# Oryx Shoulder



## konps (Apr 15, 2016)

Hello, I have an Oryx shoulder coming my way. I have never smoked wild game before so I am looking for some pointers. The Oryx is from New Mexico and it's diet is Mesquite if that helps give a little background. I was hoping for some pointers on flavor, temp and time if anyone can help. Thanks!


----------



## kc5tpy (Apr 18, 2016)

Hello.  I would smoke it the same way as Wildebeest.  For something different you might want to follow a Nelgi recipe.  
	

	
	
		
		



		
			






Serious! now.  This is not something you run across everyday.  As it is an antelope, I would look to recipes for deer, elk and moose.  I would smoke small portions using those recipes and develop something you like.

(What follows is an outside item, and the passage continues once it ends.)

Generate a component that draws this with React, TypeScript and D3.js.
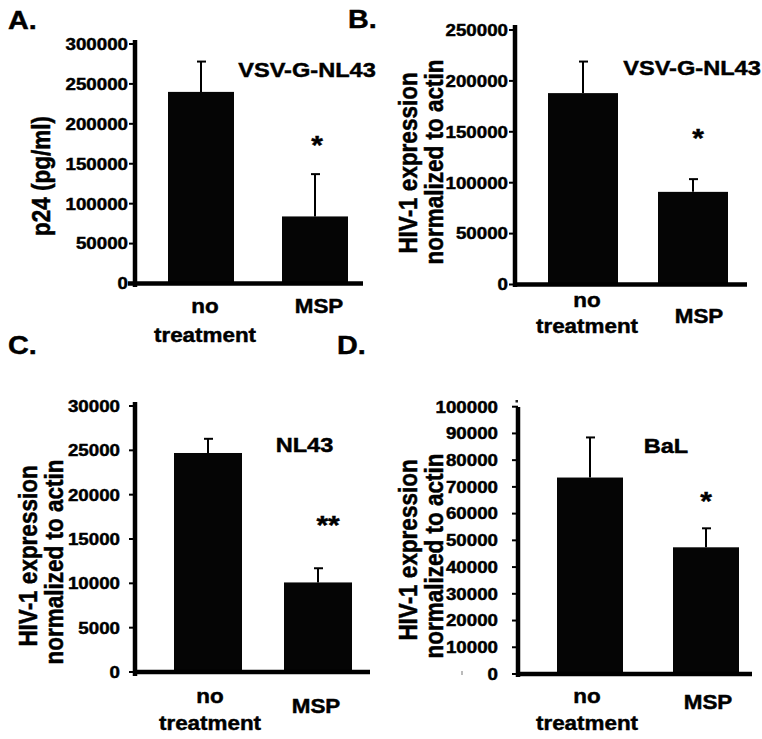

Their diet in this case would make no difference in my opinion.  Eating mesquite leaves and maybe beans I doubt will affect the taste of the meat.  Many cattle in Texas eat mesquite.  In fact the spread of mesquite in the southwest is due to Santa Anna bringing cattle ( to feed his army )  and mesquite beans to feed the cattle when he moved north to put down the uprising in Texas.  Enough history.

You may find that you do not like the taste at all.  Then again proper processing of the carcass is essential to the final taste.  For instance, if you do not remove the musk sack from a Javelina as soon as possible after after shooting it you may as will leave it for the coyotes.  Maybe you should only eat the white meat from an Oryx.  
	

	
	
		
		



		
		
	


	





   
	

	
	
		
		



		
		
	


	





This may be one you have to go alone with trial and error.  Good luck.  Be sure to post your results.  You could become our Oryx guru.  Keep Smokin!

Danny


----------